Take the lines from the one with "Generate a Python" through the one with "yscale = alt.Scale(domain=[70, 95], nice=False, zero=False)", both ends kept, and reproduce them exactly without the pictures.
-- Input start --
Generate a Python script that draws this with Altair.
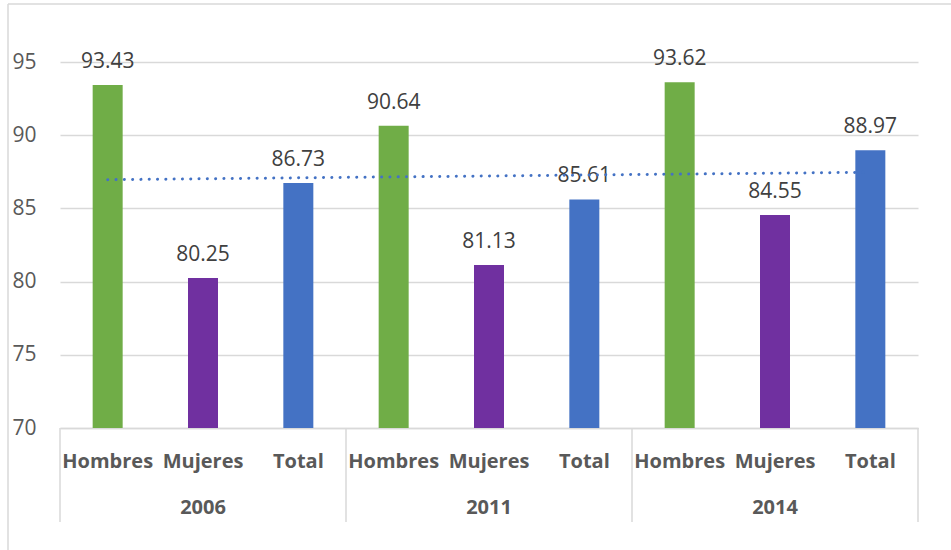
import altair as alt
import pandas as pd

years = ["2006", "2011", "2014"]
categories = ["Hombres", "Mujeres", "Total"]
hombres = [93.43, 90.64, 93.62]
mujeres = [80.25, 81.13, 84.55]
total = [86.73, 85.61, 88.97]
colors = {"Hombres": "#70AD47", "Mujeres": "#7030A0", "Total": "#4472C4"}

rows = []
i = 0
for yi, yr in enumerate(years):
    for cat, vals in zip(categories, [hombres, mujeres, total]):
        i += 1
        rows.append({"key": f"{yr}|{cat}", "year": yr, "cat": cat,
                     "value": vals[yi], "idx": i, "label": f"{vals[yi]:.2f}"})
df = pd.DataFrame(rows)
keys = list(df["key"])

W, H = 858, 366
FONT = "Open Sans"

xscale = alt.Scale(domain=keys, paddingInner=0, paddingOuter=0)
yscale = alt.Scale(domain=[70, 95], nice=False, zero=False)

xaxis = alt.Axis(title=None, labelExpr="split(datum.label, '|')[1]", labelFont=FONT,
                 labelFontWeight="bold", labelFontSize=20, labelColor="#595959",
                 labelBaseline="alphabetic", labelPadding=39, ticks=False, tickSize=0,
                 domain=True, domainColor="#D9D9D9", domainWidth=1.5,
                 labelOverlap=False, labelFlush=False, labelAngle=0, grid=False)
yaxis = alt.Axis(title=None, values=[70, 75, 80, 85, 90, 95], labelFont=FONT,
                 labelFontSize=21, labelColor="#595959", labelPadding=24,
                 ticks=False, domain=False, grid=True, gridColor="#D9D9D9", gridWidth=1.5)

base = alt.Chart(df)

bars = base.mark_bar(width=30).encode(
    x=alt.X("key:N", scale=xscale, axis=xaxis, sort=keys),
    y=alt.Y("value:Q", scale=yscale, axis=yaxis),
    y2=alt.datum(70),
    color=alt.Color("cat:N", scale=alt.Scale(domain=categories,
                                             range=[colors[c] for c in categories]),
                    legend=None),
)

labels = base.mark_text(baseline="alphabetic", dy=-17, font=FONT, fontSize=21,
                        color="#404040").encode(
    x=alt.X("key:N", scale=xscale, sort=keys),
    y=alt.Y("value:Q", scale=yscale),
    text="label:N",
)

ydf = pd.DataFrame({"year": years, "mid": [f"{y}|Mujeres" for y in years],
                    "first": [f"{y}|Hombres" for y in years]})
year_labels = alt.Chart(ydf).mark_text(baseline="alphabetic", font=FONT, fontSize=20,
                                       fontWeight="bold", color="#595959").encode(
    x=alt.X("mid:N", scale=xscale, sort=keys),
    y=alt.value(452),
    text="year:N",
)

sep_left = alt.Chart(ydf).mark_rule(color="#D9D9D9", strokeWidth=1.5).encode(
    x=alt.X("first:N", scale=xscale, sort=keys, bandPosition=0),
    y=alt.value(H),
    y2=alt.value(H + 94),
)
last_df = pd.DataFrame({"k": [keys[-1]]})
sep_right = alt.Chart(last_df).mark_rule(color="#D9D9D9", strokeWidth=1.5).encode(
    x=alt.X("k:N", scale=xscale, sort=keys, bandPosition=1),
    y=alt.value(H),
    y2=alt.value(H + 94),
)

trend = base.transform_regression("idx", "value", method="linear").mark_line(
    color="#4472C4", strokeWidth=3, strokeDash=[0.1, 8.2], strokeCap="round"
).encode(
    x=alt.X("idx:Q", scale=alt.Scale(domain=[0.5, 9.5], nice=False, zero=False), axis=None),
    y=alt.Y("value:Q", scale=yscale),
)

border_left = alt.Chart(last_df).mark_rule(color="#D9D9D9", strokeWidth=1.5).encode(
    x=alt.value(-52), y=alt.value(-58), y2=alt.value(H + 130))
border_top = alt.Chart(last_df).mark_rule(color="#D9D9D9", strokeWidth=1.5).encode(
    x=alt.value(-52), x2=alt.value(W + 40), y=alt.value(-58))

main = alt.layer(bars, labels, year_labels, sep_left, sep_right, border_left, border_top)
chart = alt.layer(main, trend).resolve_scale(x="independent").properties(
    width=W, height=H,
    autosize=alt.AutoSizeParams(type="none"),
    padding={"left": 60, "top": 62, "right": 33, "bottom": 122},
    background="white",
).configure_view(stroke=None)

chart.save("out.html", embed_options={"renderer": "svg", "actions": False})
-- Input end --
-- Input start --
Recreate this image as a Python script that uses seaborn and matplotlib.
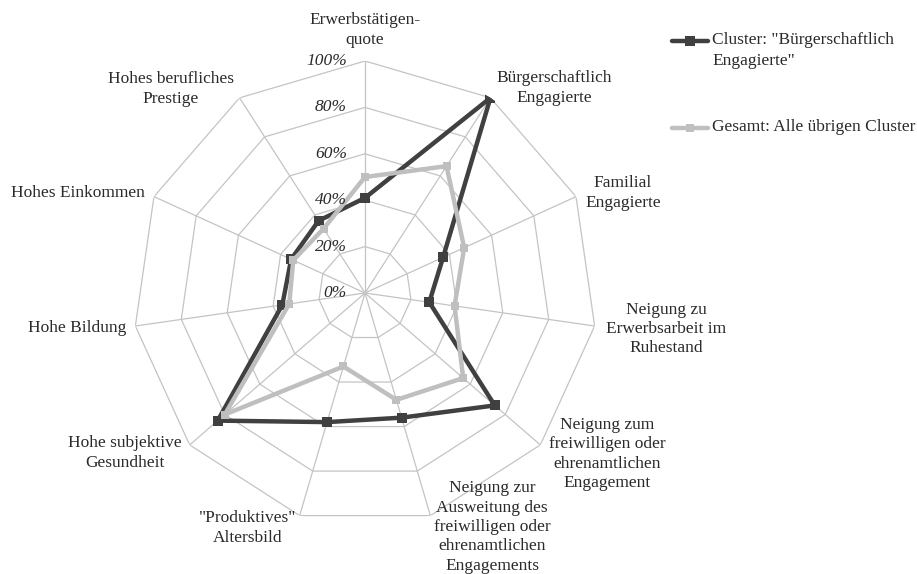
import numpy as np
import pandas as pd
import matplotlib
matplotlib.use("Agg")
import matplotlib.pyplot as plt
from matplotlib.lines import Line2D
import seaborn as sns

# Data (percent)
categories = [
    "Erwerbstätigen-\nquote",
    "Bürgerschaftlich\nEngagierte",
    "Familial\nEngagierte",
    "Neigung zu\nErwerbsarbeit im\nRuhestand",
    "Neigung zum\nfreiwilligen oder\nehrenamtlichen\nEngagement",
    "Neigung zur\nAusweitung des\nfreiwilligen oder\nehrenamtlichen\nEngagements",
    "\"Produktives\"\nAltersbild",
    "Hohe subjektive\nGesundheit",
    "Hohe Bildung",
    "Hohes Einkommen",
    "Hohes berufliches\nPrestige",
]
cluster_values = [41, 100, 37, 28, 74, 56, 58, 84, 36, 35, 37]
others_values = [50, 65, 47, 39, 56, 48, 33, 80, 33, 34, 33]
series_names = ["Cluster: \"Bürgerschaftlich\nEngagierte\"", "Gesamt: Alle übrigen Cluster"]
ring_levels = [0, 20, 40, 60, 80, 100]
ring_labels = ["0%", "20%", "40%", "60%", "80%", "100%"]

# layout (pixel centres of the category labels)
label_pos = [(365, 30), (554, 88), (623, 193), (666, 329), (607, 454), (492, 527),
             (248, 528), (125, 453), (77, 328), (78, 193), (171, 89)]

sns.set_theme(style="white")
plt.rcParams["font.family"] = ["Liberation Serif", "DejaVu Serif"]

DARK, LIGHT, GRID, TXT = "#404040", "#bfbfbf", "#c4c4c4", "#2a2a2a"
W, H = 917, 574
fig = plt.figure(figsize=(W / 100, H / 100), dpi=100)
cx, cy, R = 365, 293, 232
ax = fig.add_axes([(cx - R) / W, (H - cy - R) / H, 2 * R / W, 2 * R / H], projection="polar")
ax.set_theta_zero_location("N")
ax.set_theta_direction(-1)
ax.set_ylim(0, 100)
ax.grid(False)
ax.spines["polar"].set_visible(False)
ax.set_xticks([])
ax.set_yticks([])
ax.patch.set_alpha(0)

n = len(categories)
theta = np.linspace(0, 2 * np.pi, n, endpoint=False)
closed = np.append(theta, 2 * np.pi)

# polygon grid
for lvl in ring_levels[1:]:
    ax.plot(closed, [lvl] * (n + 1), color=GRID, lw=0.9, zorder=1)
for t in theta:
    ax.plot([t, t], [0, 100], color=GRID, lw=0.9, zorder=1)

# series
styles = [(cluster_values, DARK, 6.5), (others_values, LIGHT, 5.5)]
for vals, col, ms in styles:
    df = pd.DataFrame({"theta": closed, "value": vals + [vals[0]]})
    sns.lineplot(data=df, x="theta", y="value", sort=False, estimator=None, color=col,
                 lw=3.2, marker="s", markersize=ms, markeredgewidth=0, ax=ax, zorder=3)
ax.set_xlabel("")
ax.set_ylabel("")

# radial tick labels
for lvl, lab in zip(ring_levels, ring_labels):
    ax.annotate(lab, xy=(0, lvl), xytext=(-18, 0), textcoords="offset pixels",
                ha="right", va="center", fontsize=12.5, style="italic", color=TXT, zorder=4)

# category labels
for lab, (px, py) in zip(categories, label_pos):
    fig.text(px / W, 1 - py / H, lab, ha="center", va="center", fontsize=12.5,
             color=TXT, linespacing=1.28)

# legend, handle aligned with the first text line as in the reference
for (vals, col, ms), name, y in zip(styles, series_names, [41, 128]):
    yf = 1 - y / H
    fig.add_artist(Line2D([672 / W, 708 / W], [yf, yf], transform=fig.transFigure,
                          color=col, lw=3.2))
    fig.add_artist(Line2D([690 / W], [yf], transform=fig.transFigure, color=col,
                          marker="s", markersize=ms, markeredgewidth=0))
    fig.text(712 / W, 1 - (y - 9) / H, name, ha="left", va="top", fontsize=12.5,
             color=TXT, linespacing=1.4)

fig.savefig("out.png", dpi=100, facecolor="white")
-- Input end --
-- Input start --
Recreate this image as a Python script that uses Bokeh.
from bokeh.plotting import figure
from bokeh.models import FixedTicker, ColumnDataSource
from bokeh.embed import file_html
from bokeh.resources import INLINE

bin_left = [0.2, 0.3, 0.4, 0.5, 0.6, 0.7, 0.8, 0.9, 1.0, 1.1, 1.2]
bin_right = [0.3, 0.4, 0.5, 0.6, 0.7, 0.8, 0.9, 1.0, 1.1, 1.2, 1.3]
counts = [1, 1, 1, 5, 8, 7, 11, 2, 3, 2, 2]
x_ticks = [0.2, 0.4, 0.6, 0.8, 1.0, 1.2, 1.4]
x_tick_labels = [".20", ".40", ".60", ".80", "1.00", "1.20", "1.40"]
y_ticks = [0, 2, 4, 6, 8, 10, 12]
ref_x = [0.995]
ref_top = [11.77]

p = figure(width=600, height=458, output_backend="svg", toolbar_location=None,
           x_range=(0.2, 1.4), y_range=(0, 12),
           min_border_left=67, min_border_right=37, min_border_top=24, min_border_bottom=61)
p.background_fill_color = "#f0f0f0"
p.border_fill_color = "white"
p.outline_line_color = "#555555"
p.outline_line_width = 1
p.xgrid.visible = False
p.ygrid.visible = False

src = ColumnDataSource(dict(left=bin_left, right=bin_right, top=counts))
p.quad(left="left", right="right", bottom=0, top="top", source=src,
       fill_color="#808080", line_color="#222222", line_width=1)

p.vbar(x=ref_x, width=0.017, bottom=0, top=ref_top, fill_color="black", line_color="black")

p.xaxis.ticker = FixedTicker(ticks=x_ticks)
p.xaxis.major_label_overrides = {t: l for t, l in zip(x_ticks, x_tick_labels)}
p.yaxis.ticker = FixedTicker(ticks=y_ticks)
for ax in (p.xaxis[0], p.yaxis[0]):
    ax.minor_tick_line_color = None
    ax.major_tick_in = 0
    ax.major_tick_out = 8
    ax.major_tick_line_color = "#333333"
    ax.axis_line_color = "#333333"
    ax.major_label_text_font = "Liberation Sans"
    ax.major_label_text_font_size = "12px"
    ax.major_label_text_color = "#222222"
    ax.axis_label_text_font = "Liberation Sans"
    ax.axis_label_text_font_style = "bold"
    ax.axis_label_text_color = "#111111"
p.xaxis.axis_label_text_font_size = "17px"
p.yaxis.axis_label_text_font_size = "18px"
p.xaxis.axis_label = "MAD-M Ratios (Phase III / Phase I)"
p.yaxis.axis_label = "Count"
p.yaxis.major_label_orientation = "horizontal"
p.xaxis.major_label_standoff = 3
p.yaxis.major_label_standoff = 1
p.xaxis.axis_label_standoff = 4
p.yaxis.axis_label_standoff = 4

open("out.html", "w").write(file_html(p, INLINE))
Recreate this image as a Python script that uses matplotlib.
-- Input end --
• Solution to the problem:
Generate a Python script that draws this with Altair.
import altair as alt
import pandas as pd

years = ["2006", "2011", "2014"]
categories = ["Hombres", "Mujeres", "Total"]
hombres = [93.43, 90.64, 93.62]
mujeres = [80.25, 81.13, 84.55]
total = [86.73, 85.61, 88.97]
colors = {"Hombres": "#70AD47", "Mujeres": "#7030A0", "Total": "#4472C4"}

rows = []
i = 0
for yi, yr in enumerate(years):
    for cat, vals in zip(categories, [hombres, mujeres, total]):
        i += 1
        rows.append({"key": f"{yr}|{cat}", "year": yr, "cat": cat,
                     "value": vals[yi], "idx": i, "label": f"{vals[yi]:.2f}"})
df = pd.DataFrame(rows)
keys = list(df["key"])

W, H = 858, 366
FONT = "Open Sans"

xscale = alt.Scale(domain=keys, paddingInner=0, paddingOuter=0)
yscale = alt.Scale(domain=[70, 95], nice=False, zero=False)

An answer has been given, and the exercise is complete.